> **What this task involves**
Transcribe all the entries word for word, omitting any pictures they contain.

━━ Data in this exercise ━━

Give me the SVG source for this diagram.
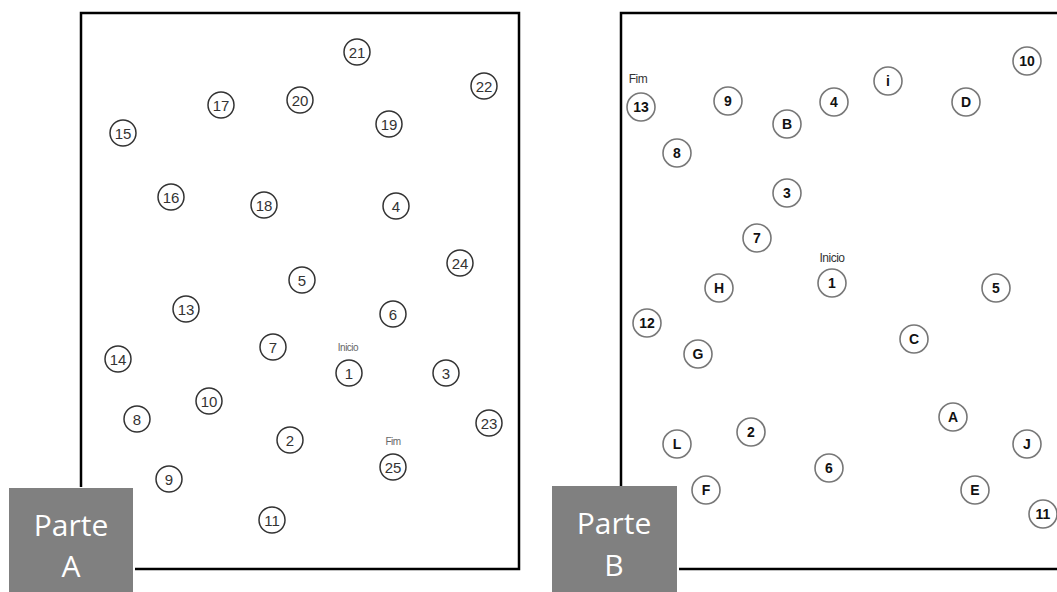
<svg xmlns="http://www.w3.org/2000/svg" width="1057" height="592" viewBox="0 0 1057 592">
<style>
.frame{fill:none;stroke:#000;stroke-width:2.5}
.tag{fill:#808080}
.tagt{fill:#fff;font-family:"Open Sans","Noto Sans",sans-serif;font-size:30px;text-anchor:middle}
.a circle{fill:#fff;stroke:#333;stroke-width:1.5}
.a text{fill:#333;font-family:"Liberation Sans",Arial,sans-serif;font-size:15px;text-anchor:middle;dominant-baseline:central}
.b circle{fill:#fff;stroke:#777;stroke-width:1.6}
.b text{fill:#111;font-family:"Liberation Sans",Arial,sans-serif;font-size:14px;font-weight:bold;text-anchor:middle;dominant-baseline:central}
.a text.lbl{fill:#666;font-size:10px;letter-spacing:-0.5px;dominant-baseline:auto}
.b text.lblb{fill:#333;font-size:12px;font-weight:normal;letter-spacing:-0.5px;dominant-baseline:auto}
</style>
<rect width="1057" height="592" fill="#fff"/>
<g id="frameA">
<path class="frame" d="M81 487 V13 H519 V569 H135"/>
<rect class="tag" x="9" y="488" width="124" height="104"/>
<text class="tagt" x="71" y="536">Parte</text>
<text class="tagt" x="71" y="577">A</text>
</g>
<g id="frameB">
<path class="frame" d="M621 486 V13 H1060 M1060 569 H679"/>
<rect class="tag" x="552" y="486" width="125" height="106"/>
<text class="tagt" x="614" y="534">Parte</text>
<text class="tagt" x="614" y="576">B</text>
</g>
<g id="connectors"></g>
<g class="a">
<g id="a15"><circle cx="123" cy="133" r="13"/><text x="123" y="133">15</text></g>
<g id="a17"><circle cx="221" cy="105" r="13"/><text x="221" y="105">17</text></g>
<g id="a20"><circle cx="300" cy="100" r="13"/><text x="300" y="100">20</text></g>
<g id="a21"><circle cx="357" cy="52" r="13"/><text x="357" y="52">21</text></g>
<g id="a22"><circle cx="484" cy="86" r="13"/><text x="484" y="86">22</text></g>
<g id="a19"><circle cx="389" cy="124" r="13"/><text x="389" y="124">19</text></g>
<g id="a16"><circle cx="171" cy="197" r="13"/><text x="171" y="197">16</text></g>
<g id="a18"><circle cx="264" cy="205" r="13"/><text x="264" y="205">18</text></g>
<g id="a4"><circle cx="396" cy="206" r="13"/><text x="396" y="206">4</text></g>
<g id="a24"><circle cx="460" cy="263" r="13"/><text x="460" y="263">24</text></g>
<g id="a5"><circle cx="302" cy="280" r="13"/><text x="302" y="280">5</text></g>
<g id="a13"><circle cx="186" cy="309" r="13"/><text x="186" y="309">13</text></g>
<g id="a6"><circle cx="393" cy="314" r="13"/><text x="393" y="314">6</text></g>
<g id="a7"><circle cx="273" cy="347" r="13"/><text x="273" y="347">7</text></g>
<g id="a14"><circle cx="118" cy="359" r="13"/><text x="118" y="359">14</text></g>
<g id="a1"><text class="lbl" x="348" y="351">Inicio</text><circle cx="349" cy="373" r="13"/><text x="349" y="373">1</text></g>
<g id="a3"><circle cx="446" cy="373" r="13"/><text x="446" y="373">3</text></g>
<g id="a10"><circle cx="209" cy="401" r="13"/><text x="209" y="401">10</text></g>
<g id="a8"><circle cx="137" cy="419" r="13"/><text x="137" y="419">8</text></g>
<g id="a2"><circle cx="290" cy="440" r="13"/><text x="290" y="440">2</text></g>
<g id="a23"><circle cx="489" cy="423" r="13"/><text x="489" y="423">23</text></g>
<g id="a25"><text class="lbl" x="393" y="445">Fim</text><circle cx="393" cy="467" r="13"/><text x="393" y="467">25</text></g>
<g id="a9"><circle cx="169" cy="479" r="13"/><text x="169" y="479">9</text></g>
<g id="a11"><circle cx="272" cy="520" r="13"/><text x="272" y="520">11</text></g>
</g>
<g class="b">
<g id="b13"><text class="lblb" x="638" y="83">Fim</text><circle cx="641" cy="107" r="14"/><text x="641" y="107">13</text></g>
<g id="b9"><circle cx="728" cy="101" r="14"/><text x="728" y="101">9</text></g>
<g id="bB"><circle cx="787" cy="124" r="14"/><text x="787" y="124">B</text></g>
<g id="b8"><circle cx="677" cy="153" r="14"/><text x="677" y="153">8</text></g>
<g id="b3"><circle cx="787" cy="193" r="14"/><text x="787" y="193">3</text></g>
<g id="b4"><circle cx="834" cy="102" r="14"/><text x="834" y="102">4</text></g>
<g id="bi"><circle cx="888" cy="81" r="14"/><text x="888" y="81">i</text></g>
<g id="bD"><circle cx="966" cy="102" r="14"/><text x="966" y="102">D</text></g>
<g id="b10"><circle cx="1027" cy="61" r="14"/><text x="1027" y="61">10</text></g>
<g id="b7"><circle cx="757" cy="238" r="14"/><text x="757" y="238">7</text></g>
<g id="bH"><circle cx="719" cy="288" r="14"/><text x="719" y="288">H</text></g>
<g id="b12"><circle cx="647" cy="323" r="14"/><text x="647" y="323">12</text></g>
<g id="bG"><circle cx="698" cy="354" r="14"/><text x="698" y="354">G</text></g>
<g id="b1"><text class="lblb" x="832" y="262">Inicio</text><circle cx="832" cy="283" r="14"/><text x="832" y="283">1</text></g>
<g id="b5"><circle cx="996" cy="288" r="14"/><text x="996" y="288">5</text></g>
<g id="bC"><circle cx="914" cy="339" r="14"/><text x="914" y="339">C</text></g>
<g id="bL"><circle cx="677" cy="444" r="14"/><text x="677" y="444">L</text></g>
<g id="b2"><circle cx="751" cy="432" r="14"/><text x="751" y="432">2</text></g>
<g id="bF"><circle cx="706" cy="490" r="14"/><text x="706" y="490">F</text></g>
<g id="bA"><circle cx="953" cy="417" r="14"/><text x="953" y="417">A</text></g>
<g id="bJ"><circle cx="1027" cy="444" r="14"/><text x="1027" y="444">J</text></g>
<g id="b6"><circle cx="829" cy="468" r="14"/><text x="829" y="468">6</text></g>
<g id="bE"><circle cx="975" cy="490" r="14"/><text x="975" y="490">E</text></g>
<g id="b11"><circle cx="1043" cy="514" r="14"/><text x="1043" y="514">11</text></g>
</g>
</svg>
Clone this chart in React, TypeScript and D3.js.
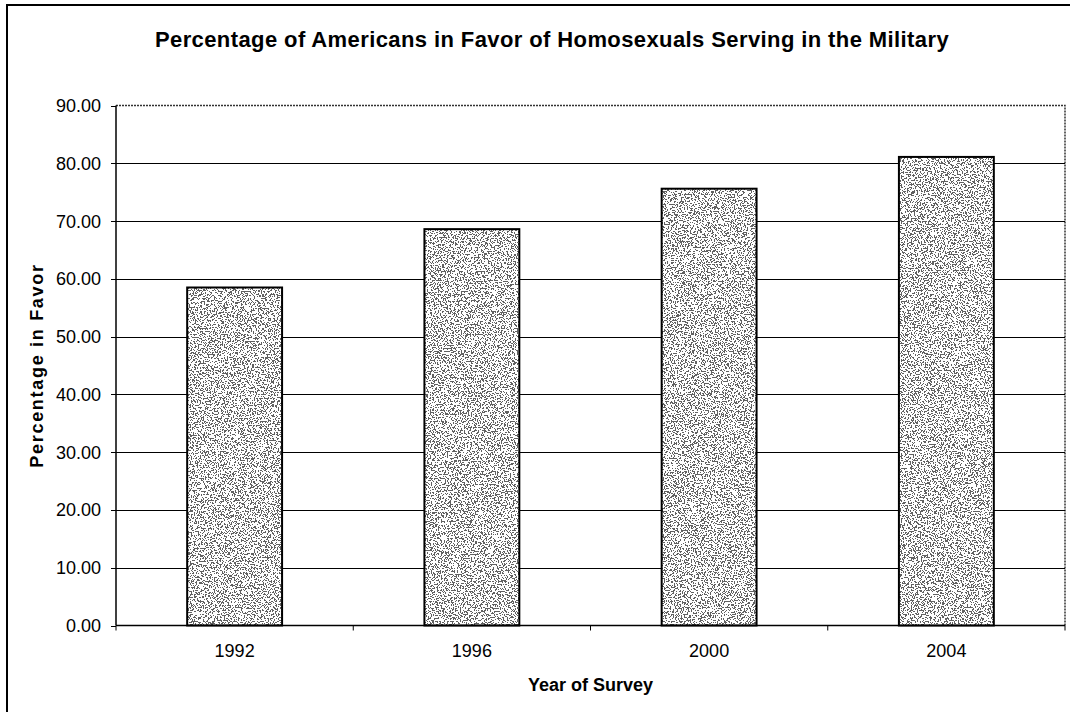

━━━

> **Written solution**
Give me the SVG source for this diagram.
<svg xmlns="http://www.w3.org/2000/svg" width="1057" height="592" viewBox="0 0 1057 592">
<style>
.frame{fill:none;stroke:#000;stroke-width:2.5}
.tag{fill:#808080}
.tagt{fill:#fff;font-family:"Open Sans","Noto Sans",sans-serif;font-size:30px;text-anchor:middle}
.a circle{fill:#fff;stroke:#333;stroke-width:1.5}
.a text{fill:#333;font-family:"Liberation Sans",Arial,sans-serif;font-size:15px;text-anchor:middle;dominant-baseline:central}
.b circle{fill:#fff;stroke:#777;stroke-width:1.6}
.b text{fill:#111;font-family:"Liberation Sans",Arial,sans-serif;font-size:14px;font-weight:bold;text-anchor:middle;dominant-baseline:central}
.a text.lbl{fill:#666;font-size:10px;letter-spacing:-0.5px;dominant-baseline:auto}
.b text.lblb{fill:#333;font-size:12px;font-weight:normal;letter-spacing:-0.5px;dominant-baseline:auto}
</style>
<rect width="1057" height="592" fill="#fff"/>
<g id="frameA">
<path class="frame" d="M81 487 V13 H519 V569 H135"/>
<rect class="tag" x="9" y="488" width="124" height="104"/>
<text class="tagt" x="71" y="536">Parte</text>
<text class="tagt" x="71" y="577">A</text>
</g>
<g id="frameB">
<path class="frame" d="M621 486 V13 H1060 M1060 569 H679"/>
<rect class="tag" x="552" y="486" width="125" height="106"/>
<text class="tagt" x="614" y="534">Parte</text>
<text class="tagt" x="614" y="576">B</text>
</g>
<g id="connectors"></g>
<g class="a">
<g id="a15"><circle cx="123" cy="133" r="13"/><text x="123" y="133">15</text></g>
<g id="a17"><circle cx="221" cy="105" r="13"/><text x="221" y="105">17</text></g>
<g id="a20"><circle cx="300" cy="100" r="13"/><text x="300" y="100">20</text></g>
<g id="a21"><circle cx="357" cy="52" r="13"/><text x="357" y="52">21</text></g>
<g id="a22"><circle cx="484" cy="86" r="13"/><text x="484" y="86">22</text></g>
<g id="a19"><circle cx="389" cy="124" r="13"/><text x="389" y="124">19</text></g>
<g id="a16"><circle cx="171" cy="197" r="13"/><text x="171" y="197">16</text></g>
<g id="a18"><circle cx="264" cy="205" r="13"/><text x="264" y="205">18</text></g>
<g id="a4"><circle cx="396" cy="206" r="13"/><text x="396" y="206">4</text></g>
<g id="a24"><circle cx="460" cy="263" r="13"/><text x="460" y="263">24</text></g>
<g id="a5"><circle cx="302" cy="280" r="13"/><text x="302" y="280">5</text></g>
<g id="a13"><circle cx="186" cy="309" r="13"/><text x="186" y="309">13</text></g>
<g id="a6"><circle cx="393" cy="314" r="13"/><text x="393" y="314">6</text></g>
<g id="a7"><circle cx="273" cy="347" r="13"/><text x="273" y="347">7</text></g>
<g id="a14"><circle cx="118" cy="359" r="13"/><text x="118" y="359">14</text></g>
<g id="a1"><text class="lbl" x="348" y="351">Inicio</text><circle cx="349" cy="373" r="13"/><text x="349" y="373">1</text></g>
<g id="a3"><circle cx="446" cy="373" r="13"/><text x="446" y="373">3</text></g>
<g id="a10"><circle cx="209" cy="401" r="13"/><text x="209" y="401">10</text></g>
<g id="a8"><circle cx="137" cy="419" r="13"/><text x="137" y="419">8</text></g>
<g id="a2"><circle cx="290" cy="440" r="13"/><text x="290" y="440">2</text></g>
<g id="a23"><circle cx="489" cy="423" r="13"/><text x="489" y="423">23</text></g>
<g id="a25"><text class="lbl" x="393" y="445">Fim</text><circle cx="393" cy="467" r="13"/><text x="393" y="467">25</text></g>
<g id="a9"><circle cx="169" cy="479" r="13"/><text x="169" y="479">9</text></g>
<g id="a11"><circle cx="272" cy="520" r="13"/><text x="272" y="520">11</text></g>
</g>
<g class="b">
<g id="b13"><text class="lblb" x="638" y="83">Fim</text><circle cx="641" cy="107" r="14"/><text x="641" y="107">13</text></g>
<g id="b9"><circle cx="728" cy="101" r="14"/><text x="728" y="101">9</text></g>
<g id="bB"><circle cx="787" cy="124" r="14"/><text x="787" y="124">B</text></g>
<g id="b8"><circle cx="677" cy="153" r="14"/><text x="677" y="153">8</text></g>
<g id="b3"><circle cx="787" cy="193" r="14"/><text x="787" y="193">3</text></g>
<g id="b4"><circle cx="834" cy="102" r="14"/><text x="834" y="102">4</text></g>
<g id="bi"><circle cx="888" cy="81" r="14"/><text x="888" y="81">i</text></g>
<g id="bD"><circle cx="966" cy="102" r="14"/><text x="966" y="102">D</text></g>
<g id="b10"><circle cx="1027" cy="61" r="14"/><text x="1027" y="61">10</text></g>
<g id="b7"><circle cx="757" cy="238" r="14"/><text x="757" y="238">7</text></g>
<g id="bH"><circle cx="719" cy="288" r="14"/><text x="719" y="288">H</text></g>
<g id="b12"><circle cx="647" cy="323" r="14"/><text x="647" y="323">12</text></g>
<g id="bG"><circle cx="698" cy="354" r="14"/><text x="698" y="354">G</text></g>
<g id="b1"><text class="lblb" x="832" y="262">Inicio</text><circle cx="832" cy="283" r="14"/><text x="832" y="283">1</text></g>
<g id="b5"><circle cx="996" cy="288" r="14"/><text x="996" y="288">5</text></g>
<g id="bC"><circle cx="914" cy="339" r="14"/><text x="914" y="339">C</text></g>
<g id="bL"><circle cx="677" cy="444" r="14"/><text x="677" y="444">L</text></g>
<g id="b2"><circle cx="751" cy="432" r="14"/><text x="751" y="432">2</text></g>
<g id="bF"><circle cx="706" cy="490" r="14"/><text x="706" y="490">F</text></g>
<g id="bA"><circle cx="953" cy="417" r="14"/><text x="953" y="417">A</text></g>
<g id="bJ"><circle cx="1027" cy="444" r="14"/><text x="1027" y="444">J</text></g>
<g id="b6"><circle cx="829" cy="468" r="14"/><text x="829" y="468">6</text></g>
<g id="bE"><circle cx="975" cy="490" r="14"/><text x="975" y="490">E</text></g>
<g id="b11"><circle cx="1043" cy="514" r="14"/><text x="1043" y="514">11</text></g>
</g>
</svg>
Clone this chart in React, TypeScript and D3.js.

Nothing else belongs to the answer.